Building a Repeatable Procurement Model for Future Capacity Growth
The next generation of data center development in India will require procurement approaches that can adapt to changing demand while maintaining technical discipline. As capacity expansion becomes more frequent, developers will need stronger vendor relationships, clearer design standards, and more structured delivery frameworks that reduce repetition without reducing quality. Procurement will increasingly influence how quickly projects can move from planning into operation. Repeatable procurement models do not depend only on having preferred suppliers or established contracts. They depend on creating predictable processes where design teams, vendors, contractors, and operators understand expectations before each project begins. This creates a stronger foundation for future builds because every completed project generates lessons that improve the next development cycle.

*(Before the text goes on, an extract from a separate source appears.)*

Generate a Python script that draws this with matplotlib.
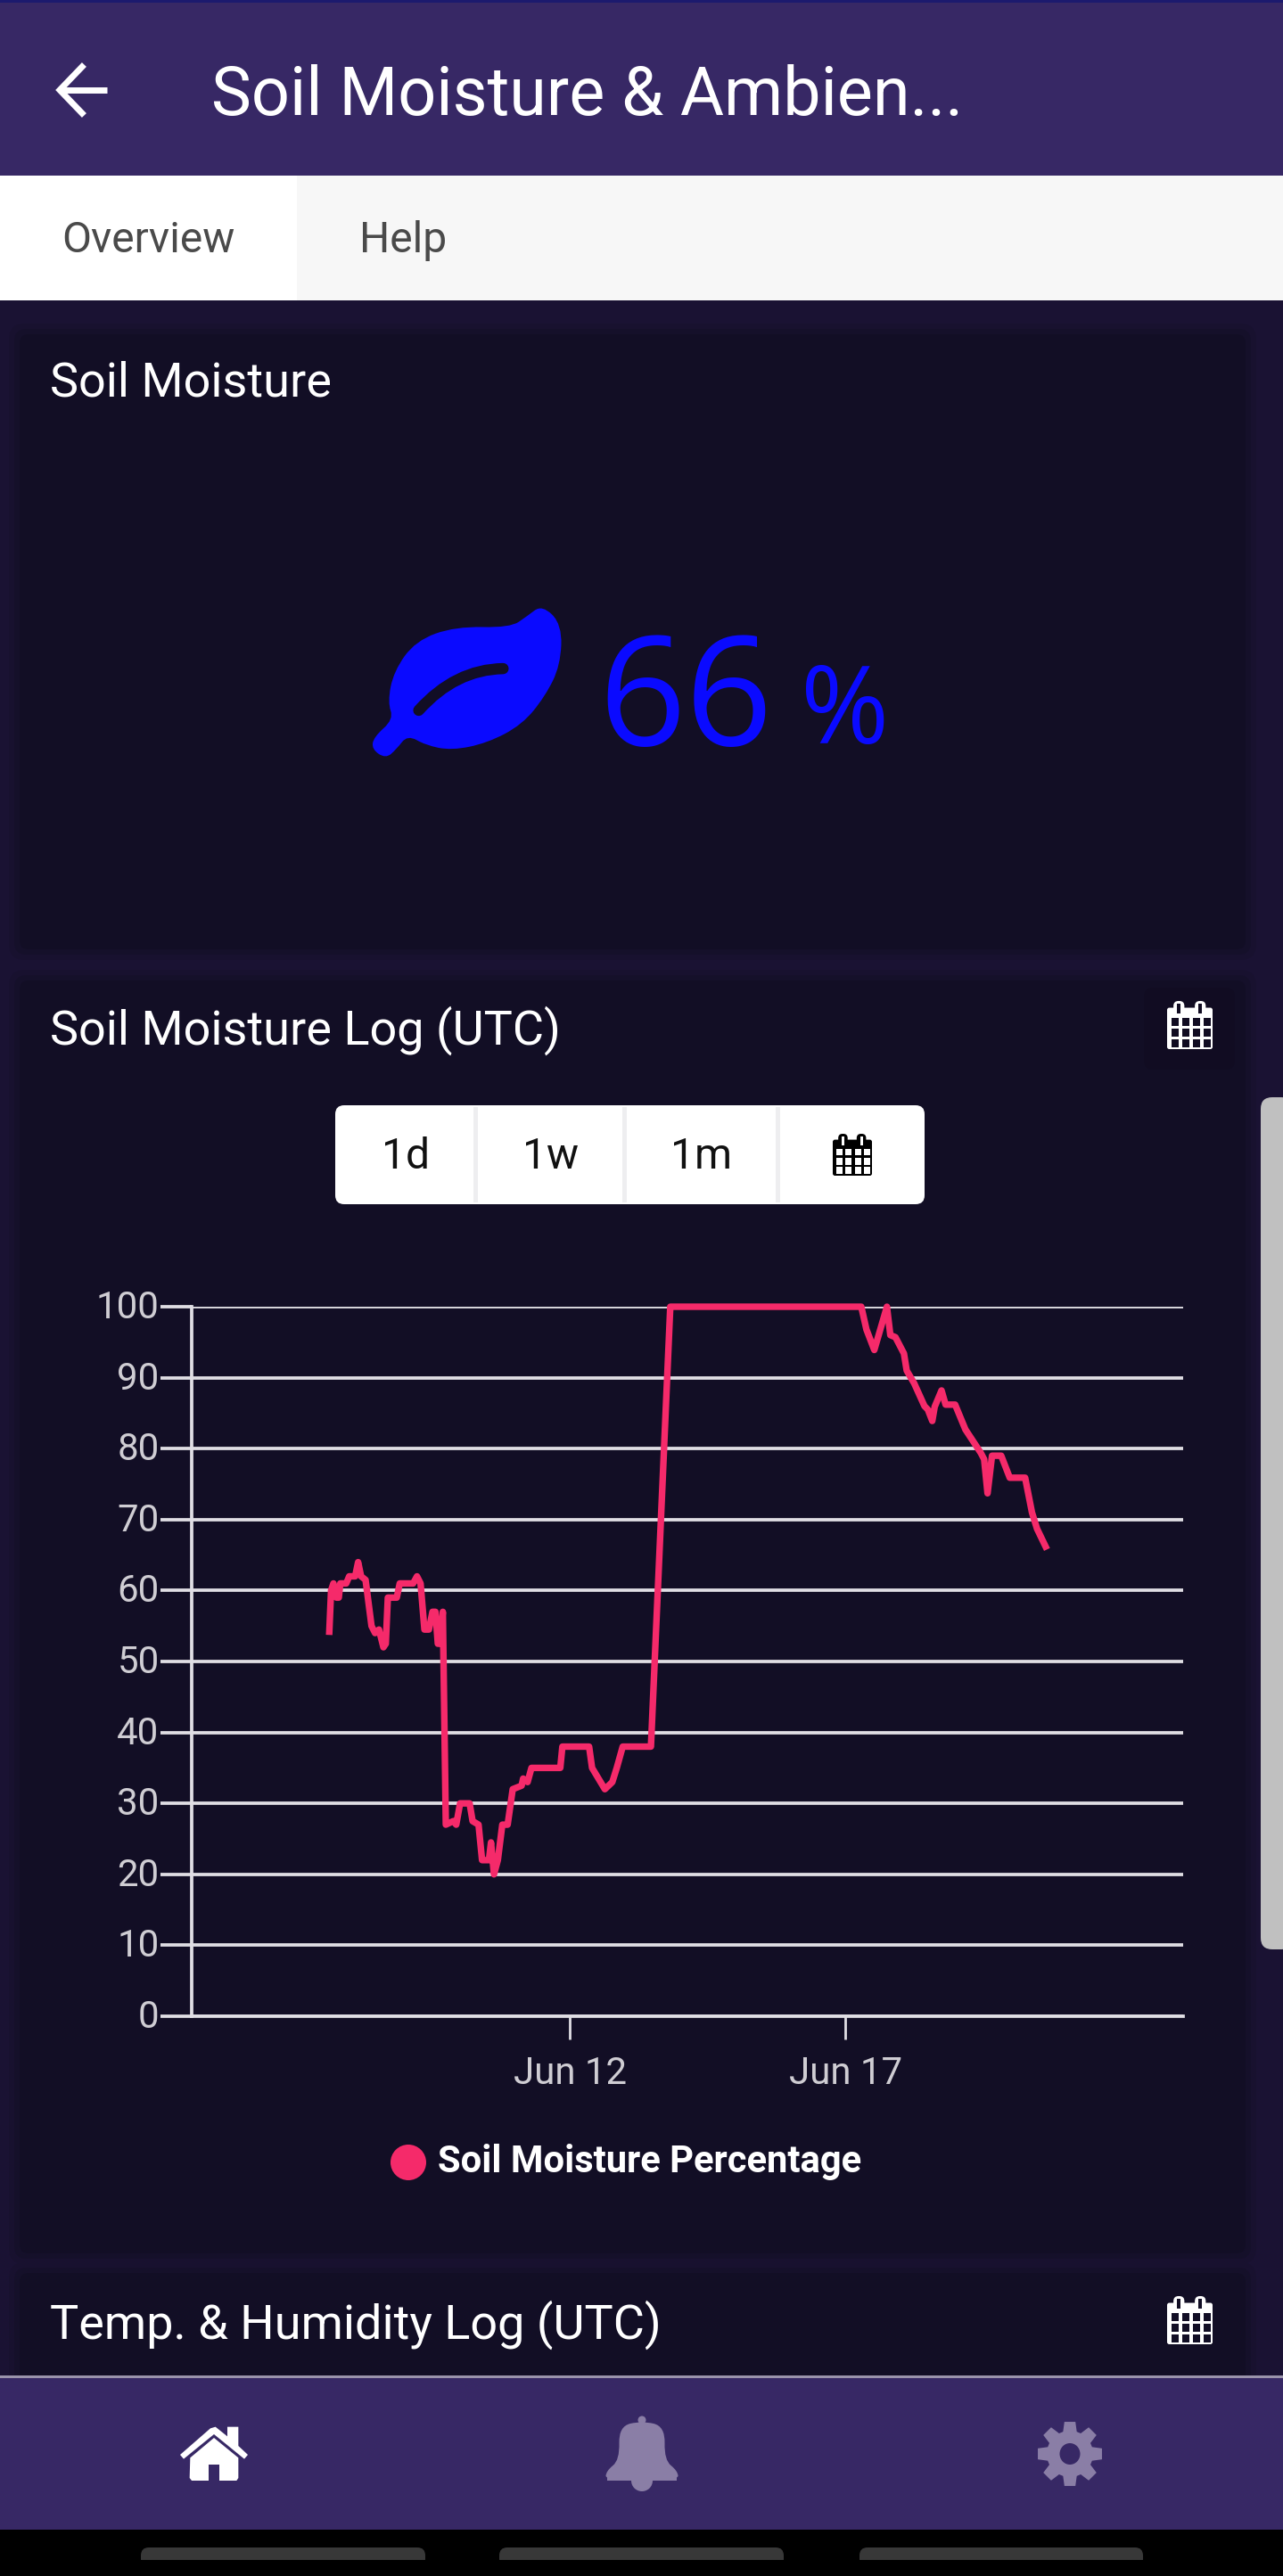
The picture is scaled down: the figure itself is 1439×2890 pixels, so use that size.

Industry experience from global capacity projects shows that effective procurement practices connect commercial decisions with technical outcomes, including delivery coordination, quality verification, and operational readiness. A supplier relationship is valuable when it improves delivery certainty, quality verification, and operational readiness. For Indian developers pursuing accelerated timelines, the final measure of success remains simple: the project is complete only when the infrastructure is ready to perform, not when the equipment has been purchased.